面向痕量生物化学分子检测，以一种新型"金纳米粒子修饰碳纳米管阵列三维复合结构光流控表面增强拉曼散射微系统"为具体研究对象，创新提出将三维复合结构作为SERS增强基底，采用光纤耦合激励光和散射光的光流控微系统新思路。依据纳米光学、微纳电子学、光流控理论等研究三维复合结构的光学特性和表面增强拉曼散射增强机理；研究基于三维复合结构光流控SERS微系统设计原理、理论建模。依据光流控和微纳加工技术，研究三维复合结构、光纤耦合、光流控SERS微系统等三维一体化集成关键工艺和实现方法；开展其用于痕量化学生物分子等检测的实验研究。 该系统结合SERS和光流控技术，利用碳纳米管极大的比表面积、金纳米粒子电磁场增强"热点"、三维复合结构内在纳米通道、光纤耦合无需显微对准聚焦等特点，对实现高灵敏度、便捷式、在线式痕量分子检测具有重要研究价值和科学意义，在国防安全、食品安全、生命科学等领域具有广泛的应用前景。
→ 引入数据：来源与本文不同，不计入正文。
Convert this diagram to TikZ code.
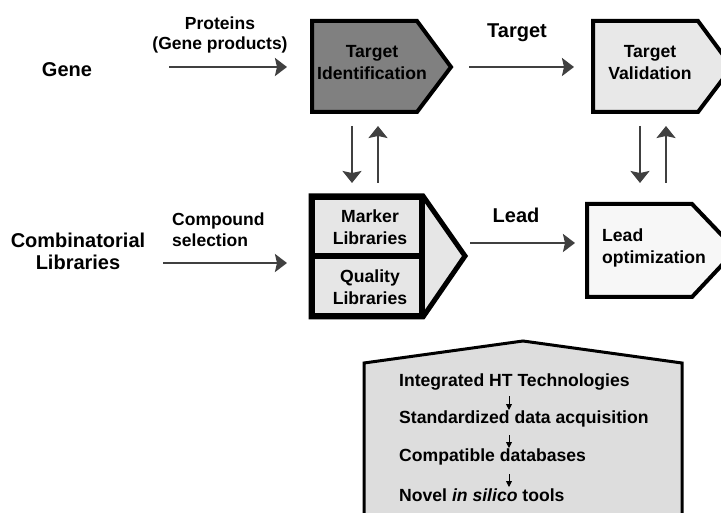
\documentclass[tikz,border=0pt]{standalone}
\usepackage{fontspec}
\setmainfont{Liberation Sans}
\usetikzlibrary{arrows.meta}
\definecolor{idgray}{RGB}{128,128,128}
\definecolor{valgray}{RGB}{232,232,232}
\definecolor{libgray}{RGB}{230,230,230}
\definecolor{leadgray}{RGB}{247,247,247}
\definecolor{techgray}{RGB}{221,221,221}
\definecolor{arrowgray}{RGB}{64,64,64}
\tikzset{
  boxtext/.style={font=\bfseries\fontsize{17.6}{22}\selectfont, align=center, inner sep=0pt},
  sidetext/.style={font=\bfseries\fontsize{20}{22}\selectfont, align=center, inner sep=0pt},
  arrowtext/.style={font=\bfseries\fontsize{17.5}{20.5}\selectfont, align=center, inner sep=0pt},
  flow/.style={draw=arrowgray, line width=2.5pt, -{Stealth[length=12pt,width=18pt,inset=2pt]}},
  feedback/.style={draw=arrowgray, line width=2pt, -{Stealth[length=12pt,width=19pt,inset=2pt]}},
  minor/.style={draw=black, line width=0.9pt, -{Stealth[length=6pt,width=6pt,inset=0pt]}},
}
\begin{document}
\begin{tikzpicture}[x=1pt,y=-1pt,line join=miter]
                \useasboundingbox (0,0) rectangle (721,513);
                \clip (0,0) rectangle (721,513);
                % boxes
                \fill [color=idgray] (312,21)--(417,21)--(451,67)--(417,112)--(312,112)--cycle;
                \draw [line width=4pt] (312,21)--(417,21)--(451,67)--(417,112)--(312,112)--cycle;
                \fill [color=valgray] (593,21)--(698,21)--(732,67)--(698,112)--(593,112)--cycle;
                \draw [line width=4pt] (593,21)--(698,21)--(732,67)--(698,112)--(593,112)--cycle;
                \fill [color=libgray] (311,196)--(423,196)--(465,256)--(423,317)--(311,317)--cycle;
                \draw [line width=5pt] (311,196)--(423,196)--(465,256)--(423,317)--(311,317)--cycle;
                \draw [line width=4pt] (423,196)--(423,317);
                \draw [line width=6pt] (311,256)--(423,256);
                \draw [line width=2pt] (314,199) rectangle (420,314);
                \fill [color=leadgray] (587,204)--(692,204)--(736,250)--(692,297)--(587,297)--cycle;
                \draw [line width=4pt] (587,204)--(692,204)--(736,250)--(692,297)--(587,297)--cycle;
                \fill [color=techgray] (364,363)--(523,341)--(682,363)--(682,530)--(364,530)--cycle;
                \draw [line width=3pt] (364,363)--(523,341)--(682,363)--(682,530)--(364,530)--cycle;
                % texts
                \node [sidetext] (gene) at (67,70) {Gene};
                \node [sidetext] (combi) at (78,251) {Combinatorial\\Libraries};
                \node [arrowtext] (proteins) at (220,35) {Proteins\\(Gene products)};
                \node [arrowtext, align=left, anchor=west] (compound) at (172,229.5) {Compound\\selection};
                \node [sidetext] (targetlbl) at (517,33) {Target};
                \node [sidetext] (leadlbl) at (516,215) {Lead};
                \node [boxtext] (tid) at (372,63) {Target\\Identification};
                \node [boxtext] (tval) at (650,63) {Target\\Validation};
                \node [boxtext] (marker) at (370,227.5) {Marker\\Libraries};
                \node [boxtext] (quality) at (370,287) {Quality\\Libraries};
                \node [boxtext, align=left, anchor=west] (leadopt) at (602,247.5) {Lead\\optimization};
                \node [boxtext, anchor=west] (ht) at (399,382) {Integrated HT Technologies};
                \node [boxtext, anchor=west] (std) at (399,419) {Standardized data acquisition};
                \node [boxtext, anchor=west] (compat) at (399,457) {Compatible databases};
                \node [boxtext, anchor=west] (novel) at (399,495) {Novel \textit{in silico} tools};
                % arrow ends
                \coordinate (g0) at (169,67);   \coordinate (g1) at (287,67);
                \coordinate (c0) at (163,263);  \coordinate (c1) at (287,263);
                \coordinate (t0) at (469,67);   \coordinate (t1) at (574,67);
                \coordinate (l0) at (470,243);  \coordinate (l1) at (575,243);
                \coordinate (dl0) at (352,126); \coordinate (dl1) at (352,183);
                \coordinate (ul0) at (378,183); \coordinate (ul1) at (378,126);
                \coordinate (dr0) at (640,126); \coordinate (dr1) at (640,183);
                \coordinate (ur0) at (666,183); \coordinate (ur1) at (666,126);
                \draw [flow] (g0)--(g1);
                \draw [flow] (c0)--(c1);
                \draw [flow] (t0)--(t1);
                \draw [flow] (l0)--(l1);
                \draw [feedback] (dl0)--(dl1);
                \draw [feedback] (ul0)--(ul1);
                \draw [feedback] (dr0)--(dr1);
                \draw [feedback] (ur0)--(ur1);
                \coordinate (s1) at (509,396); \coordinate (s2) at (509,410);
                \coordinate (s3) at (509,435); \coordinate (s4) at (509,448);
                \coordinate (s5) at (509,474); \coordinate (s6) at (509,487);
                \draw [minor] (s1)--(s2);
                \draw [minor] (s3)--(s4);
                \draw [minor] (s5)--(s6);
\end{tikzpicture}
\end{document}
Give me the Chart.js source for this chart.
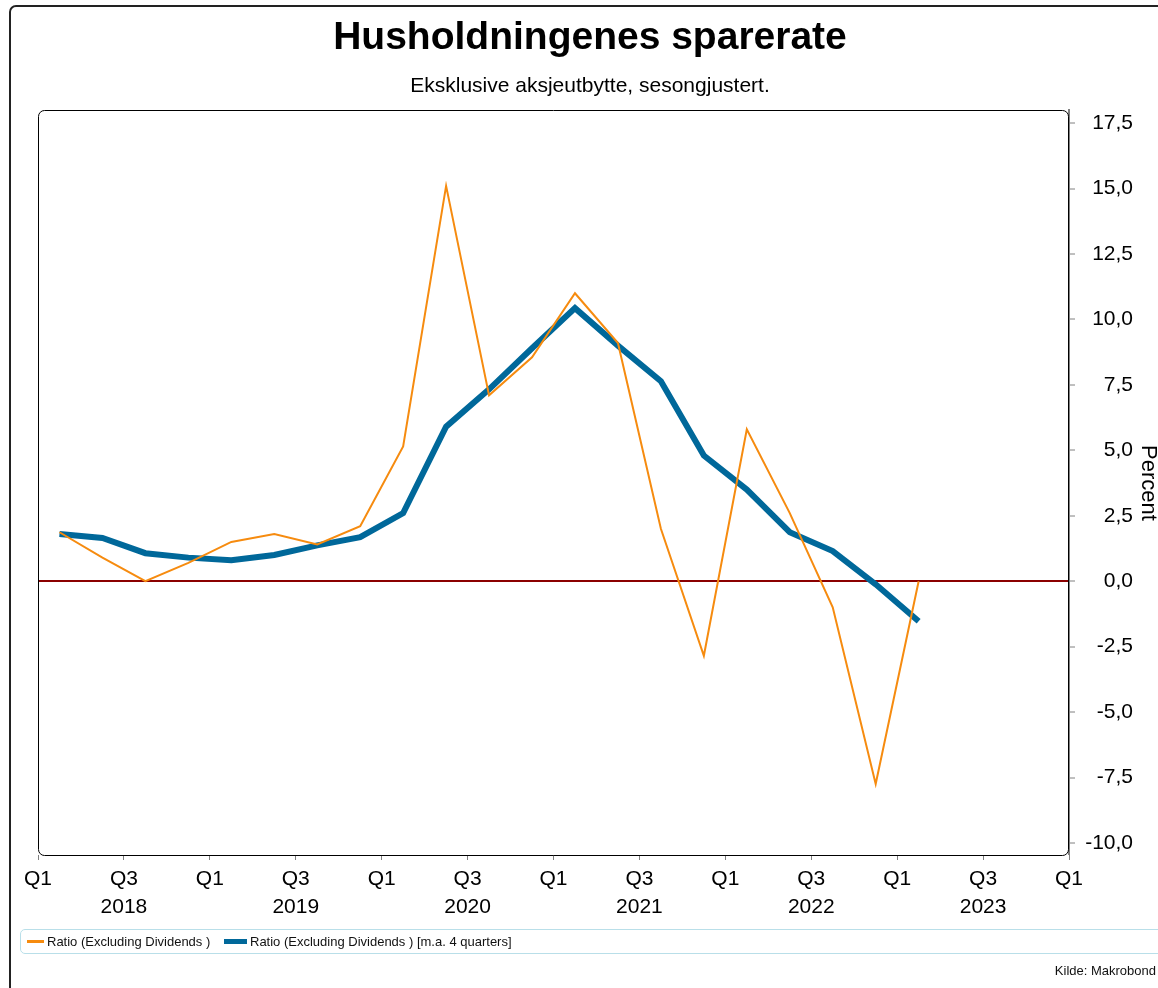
<!DOCTYPE html>
<html>
<head>
<meta charset="utf-8">
<script src="https://cdn.jsdelivr.net/npm/chart.js@4.4.1/dist/chart.umd.min.js"></script>
<style>
    body { margin: 0; background: #fff; font-family: "Liberation Sans", Arial, sans-serif; }
    #wrap { position: relative; width: 1158px; height: 988px; overflow: hidden; }
    #frame { position: absolute; left: 9px; top: 5px; width: 1200px; height: 1100px; border: 2px solid #222; border-radius: 7px; }
    #title { position: absolute; left: 0; width: 1180px; top: 14px; text-align: center; font-weight: bold; font-size: 39px; color: #000; }
    #subtitle { position: absolute; left: 0; width: 1180px; top: 73px; text-align: center; font-size: 21px; color: #000; }
    #chart { position: absolute; left: 0; top: 0; }
    #ytitle { position: absolute; left: 1137px; top: 445px; width: 24px; height: 80px; writing-mode: vertical-rl; font-size: 22px; line-height: 24px; color: #000; }
    #legend { position: absolute; left: 20px; top: 929px; width: 1160px; height: 23px; border: 1px solid #b9dfe9; border-radius: 5px; font-size: 13px; color: #111; }
    .item { position: absolute; top: 4px; white-space: nowrap; }
    .swatch { position: absolute; }
    #source { position: absolute; right: 2px; top: 963px; font-size: 13px; color: #111; }
</style>
</head>
<body>
<div id="wrap">
    <div id="frame"></div>
    <canvas id="chart" width="1158" height="988"></canvas>
    <div id="title">Husholdningenes sparerate</div>
    <div id="subtitle">Eksklusive aksjeutbytte, sesongjustert.</div>
    <div id="ytitle">Percent</div>
    <div id="legend"></div>
    <div id="source">Kilde: Makrobond</div>
</div>
<script>
// quarters from 2018 Q1 to 2023 Q1
const quarters = ["2018 Q1", "2018 Q2", "2018 Q3", "2018 Q4",
    "2019 Q1", "2019 Q2", "2019 Q3", "2019 Q4",
    "2020 Q1", "2020 Q2", "2020 Q3", "2020 Q4",
    "2021 Q1", "2021 Q2", "2021 Q3", "2021 Q4",
    "2022 Q1", "2022 Q2", "2022 Q3", "2022 Q4",
    "2023 Q1"];
const ratio = [1.87, 0.9, 0.0, 0.7, 1.5, 1.8, 1.4, 2.1, 5.15, 15.1, 7.1,
    8.55, 11.0, 9.1, 2.0, -2.85, 5.8, 2.6, -1.0, -7.75, 0.0];
const ratioMA = [1.8, 1.65, 1.07, 0.9, 0.8, 1.0, 1.37, 1.68, 2.6, 5.9, 7.33,
    8.9, 10.43, 9.0, 7.64, 4.8, 3.5, 1.87, 1.15, -0.12, -1.53];
const years = [2018, 2019, 2020, 2021, 2022, 2023, 2024];
const halfYearLabels = ["Q1", "Q3"];
const yTicks = [-10, -7.5, -5, -2.5, 0, 2.5, 5, 7.5, 10, 12.5, 15, 17.5];
const seriesNames = ["Ratio (Excluding Dividends )", "Ratio (Excluding Dividends ) [m.a. 4 quarters]"];

const colors = {
    ratio: "#f68b0f",
    ma: "#00689a",
    zero: "#8b0000",
    axis: "#808080",
};

// x position = quarter index, point sits mid-quarter
function toPoints(values) {
    return values.map((v, i) => ({ x: i + 0.5, y: v }));
}

const xTickValues = [];
for (let q = 0; q <= (years.length - 1) * 4; q += 2) xTickValues.push(q);

const framePlugin = {
    id: "frame",
    afterDatasetsDraw(chart) {
        const a = chart.chartArea;
        const c = chart.ctx;
        c.save();
        c.strokeStyle = "#000";
        c.lineWidth = 1;
        c.beginPath();
        c.roundRect(a.left + 0.5, a.top + 0.5, a.right - a.left - 1, a.bottom - a.top, 6);
        c.stroke();
        c.restore();
    },
};

const chart = new Chart(document.getElementById("chart"), {
    type: "line",
    data: {
        datasets: [
            {
                label: seriesNames[0],
                data: toPoints(ratio),
                borderColor: colors.ratio,
                borderWidth: 2,
                pointRadius: 0,
                tension: 0,
            },
            {
                label: seriesNames[1],
                data: toPoints(ratioMA),
                borderColor: colors.ma,
                borderWidth: 6,
                pointRadius: 0,
                tension: 0,
            },
        ],
    },
    options: {
        responsive: false,
        animation: false,
        layout: { padding: { left: 38, top: 110, right: 25, bottom: 63 } },
        plugins: {
            legend: { display: false },
            tooltip: { enabled: false },
        },
        scales: {
            x: {
                type: "linear",
                min: 0,
                max: (years.length - 1) * 4,
                afterBuildTicks(scale) {
                    scale.ticks = xTickValues.map((v) => ({ value: v }));
                },
                afterFit(scale) { scale.height = 70; },
                border: { display: false },
                grid: {
                    drawOnChartArea: false,
                    drawTicks: true,
                    tickLength: 5,
                    color: colors.axis,
                },
                ticks: {
                    autoSkip: false,
                    maxRotation: 0,
                    padding: 6,
                    color: "#000",
                    font: { family: "Liberation Sans", size: 21, lineHeight: 1.3 },
                    callback(v) {
                        const label = halfYearLabels[(v % 4) / 2];
                        if (v % 4 === 2) return [label, String(years[Math.floor(v / 4)])];
                        return [label, ""];
                    },
                },
            },
            y: {
                type: "linear",
                position: "right",
                min: -10.46,
                max: 18.0,
                afterBuildTicks(scale) {
                    scale.ticks = yTicks.map((v) => ({ value: v }));
                },
                afterFit(scale) { scale.width = 64; },
                border: { display: true, color: colors.axis, width: 2 },
                grid: {
                    drawOnChartArea: true,
                    drawTicks: true,
                    tickLength: 6,
                    tickColor: colors.axis,
                    tickWidth: 1,
                    color: (ctx) => (ctx.tick && ctx.tick.value === 0 ? colors.zero : "rgba(0,0,0,0)"),
                    lineWidth: (ctx) => (ctx.tick && ctx.tick.value === 0 ? 2 : 0),
                },
                ticks: {
                    padding: 10,
                    crossAlign: "far",
                    color: "#000",
                    font: { family: "Liberation Sans", size: 21 },
                    callback: (v) => v.toFixed(1).replace(".", ","),
                },
                title: { display: false },
            },
        },
    },
    plugins: [framePlugin],
});

// legend built from the chart's datasets
const legend = document.getElementById("legend");
const swatches = [
    { left: 6, width: 17, height: 3, textLeft: 26 },
    { left: 203, width: 23, height: 5, textLeft: 229 },
];
chart.data.datasets.forEach((ds, i) => {
    const s = swatches[i];
    const sw = document.createElement("div");
    sw.className = "swatch";
    sw.style.left = s.left + "px";
    sw.style.width = s.width + "px";
    sw.style.height = s.height + "px";
    sw.style.top = (11 - s.height / 2) + "px";
    sw.style.background = ds.borderColor;
    legend.appendChild(sw);
    const t = document.createElement("div");
    t.className = "item";
    t.style.left = s.textLeft + "px";
    t.textContent = ds.label;
    legend.appendChild(t);
});
</script>
</body>
</html>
以一种新型“金纳米粒子修饰碳纳米管阵列三维复合结构光流控SERS微系统”为具体研究对象，提出了以三维复合结构作为光流控SERS基底的创新思路，依据纳米光学、微纳电子基础理论、光流控理论等研究三维复合结构的光学特性和表面增强拉曼散射增强机理。主要创新工作有：（1）将碳纳米管与金属纳米粒子复合用于增强拉曼散射，从实验和理论仿真系统研究了CNTF-AgNPs复合结构SERS活性基底的表面形貌、拉曼增强特性、稳定性、均匀性等各种SERS性能。目前实现的指标：检测极限达到10^(-14) mol/L，增强因子达到10^10，有效寿命>1年，均匀性RSD<20%，具有一定的可重复利用性。（2）从实验和理论仿真上系统地对比研究了石墨烯/银纳米粒子的表面形貌、光学特性、拉曼增强特性、拉曼频移特性、均匀性（重复性）、稳定性和可重复利用性等，为提高SERS基底的灵敏度、重复性和稳定性等提供了一种简单、可靠、环保且低成本的方法。（3）研究了多种SERS基底（碳纳米管薄膜/AgNPs，石墨烯/ZnO，石墨烯/TiO2，石墨烯/ZnO/AgNPs，石墨烯/TiO2/AgNPs等）的光学特性、拉曼增强特性和拉曼探针测试实验等。采用化学合成方法将金属纳米粒子修饰到锥形光纤端面，制备光纤SERS探针；以R6G为待测分子，测试浓度低于10^(-9)Mol/L，增强因子10^8。（4）碳纳米管薄膜-银纳米颗粒复合基底集成到PDMS微通道内，采用简单的模塑法制备PDMS微通道，通过自然键合成完整的PDMS-玻璃微流控芯片。